DATASET EXTRACT =>
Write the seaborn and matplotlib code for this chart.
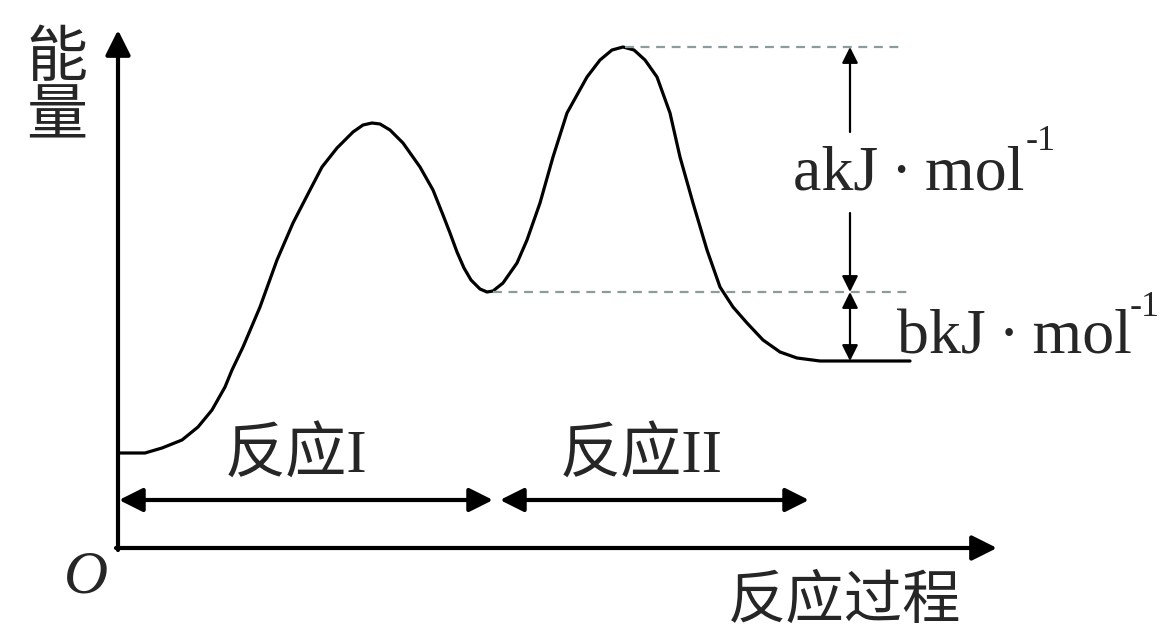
import matplotlib
matplotlib.use("Agg")
import matplotlib.pyplot as plt
import seaborn as sns
import pandas as pd

# 能量曲线上读出的点（按原图像素坐标，y 向下）
curve_x = [118, 145, 162, 182, 198, 212, 225, 232, 243, 260, 277, 293, 310, 322, 337, 353,
           363, 372, 380, 390, 403, 420, 433, 443, 450, 457, 464, 471, 480, 487, 493, 503,
           517, 527, 540, 553, 567, 587, 600, 612, 623, 634, 645, 657, 670, 680, 693, 707,
           720, 733, 747, 763, 780, 797, 820, 910]
curve_y = [453, 453, 448, 440, 427, 410, 387, 370, 347, 307, 260, 223, 190, 167, 148, 132,
           125, 123, 124, 130, 143, 167, 190, 215, 233, 252, 268, 280, 289, 292, 291, 283,
           263, 240, 203, 157, 113, 77, 60, 50, 47, 50, 60, 77, 113, 157, 203, 250,
           287, 307, 323, 340, 352, 358, 361, 361]

# 能量水平
peak_level = 47
mid_level = 292
end_level = 361

# 文字
y_label = "能\n量"
x_label = "反应过程"
origin_label = "O"
step_labels = ["反应I", "反应II"]
a_label = "akJ\u2009·\u2009mol"
b_label = "bkJ\u2009·\u2009mol"
unit_sup = "-1"

sns.set_theme(style="white")
plt.rcParams['font.family'] = ['Liberation Serif', 'Noto Sans CJK SC']

fig = plt.figure(figsize=(11.63, 6.33), dpi=100)
ax = fig.add_axes([0, 0, 1, 1])
ax.set_xlim(0, 1163)
ax.set_ylim(633, 0)
ax.set_axis_off()

df = pd.DataFrame({"x": curve_x, "y": curve_y})
sns.lineplot(data=df, x="x", y="y", sort=False, estimator=None, color="black", lw=2.3, ax=ax)

# 坐标轴箭头
ax_kw = dict(arrowstyle="-|>", color="black", lw=3, mutation_scale=38, shrinkA=0, shrinkB=0)
ax.annotate("", xy=(118, 30), xytext=(118, 550), arrowprops=ax_kw)
ax.annotate("", xy=(997, 548), xytext=(116, 548), arrowprops=ax_kw)

# 虚线
dash_c = "#8a9c9c"
ax.plot([625, 900], [peak_level, peak_level], ls=(0, (4, 3)), color=dash_c, lw=1.6)
ax.plot([493, 907], [mid_level, mid_level], ls=(0, (4, 3)), color=dash_c, lw=1.6)

# a、b 标注箭头
thin = dict(color="black", lw=1.6, mutation_scale=24, shrinkA=0, shrinkB=0)
ax.annotate("", xy=(850, peak_level), xytext=(850, 132), arrowprops=dict(arrowstyle="-|>", **thin))
ax.annotate("", xy=(850, mid_level), xytext=(850, 213), arrowprops=dict(arrowstyle="-|>", **thin))
ax.annotate("", xy=(850, end_level), xytext=(850, mid_level), arrowprops=dict(arrowstyle="<|-|>", **thin))

ax.text(793, 190, a_label, fontsize=46, va="baseline", ha="left")
ax.text(1026, 150, unit_sup, fontsize=26, va="baseline", ha="left")
ax.text(897, 354, b_label, fontsize=46, va="baseline", ha="left")
ax.text(1130, 316, unit_sup, fontsize=26, va="baseline", ha="left")

# 反应 I / II 区间
ax_kw2 = dict(arrowstyle="<|-|>", color="black", lw=3, mutation_scale=36, shrinkA=0, shrinkB=0)
ax.annotate("", xy=(493, 500), xytext=(119, 500), arrowprops=ax_kw2)
ax.annotate("", xy=(809, 500), xytext=(500, 500), arrowprops=ax_kw2)
ax.text(225, 457, step_labels[0], fontsize=44, va="center", ha="left")
ax.text(560, 457, step_labels[1], fontsize=44, va="center", ha="left")

# 轴标签
ax.text(57, 90, y_label, fontsize=44, va="center", ha="center", linespacing=1.05)
ax.text(728, 603, x_label, fontsize=42, va="center", ha="left")
ax.text(86, 578, origin_label, fontsize=44, va="center", ha="center", style="italic")

fig.savefig("out.png", dpi=100)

YOUR OBJECTIVE =>
From the first line above to the line containing "plt.rcParams['font.family'] = ['Liberation", repeat each line exactly. Pictures stay out.

ANSWER FOR THE TASK =>
Write the seaborn and matplotlib code for this chart.
import matplotlib
matplotlib.use("Agg")
import matplotlib.pyplot as plt
import seaborn as sns
import pandas as pd

# 能量曲线上读出的点（按原图像素坐标，y 向下）
curve_x = [118, 145, 162, 182, 198, 212, 225, 232, 243, 260, 277, 293, 310, 322, 337, 353,
           363, 372, 380, 390, 403, 420, 433, 443, 450, 457, 464, 471, 480, 487, 493, 503,
           517, 527, 540, 553, 567, 587, 600, 612, 623, 634, 645, 657, 670, 680, 693, 707,
           720, 733, 747, 763, 780, 797, 820, 910]
curve_y = [453, 453, 448, 440, 427, 410, 387, 370, 347, 307, 260, 223, 190, 167, 148, 132,
           125, 123, 124, 130, 143, 167, 190, 215, 233, 252, 268, 280, 289, 292, 291, 283,
           263, 240, 203, 157, 113, 77, 60, 50, 47, 50, 60, 77, 113, 157, 203, 250,
           287, 307, 323, 340, 352, 358, 361, 361]

# 能量水平
peak_level = 47
mid_level = 292
end_level = 361

# 文字
y_label = "能\n量"
x_label = "反应过程"
origin_label = "O"
step_labels = ["反应I", "反应II"]
a_label = "akJ\u2009·\u2009mol"
b_label = "bkJ\u2009·\u2009mol"
unit_sup = "-1"

sns.set_theme(style="white")
plt.rcParams['font.family'] = ['Liberation Serif', 'Noto Sans CJK SC']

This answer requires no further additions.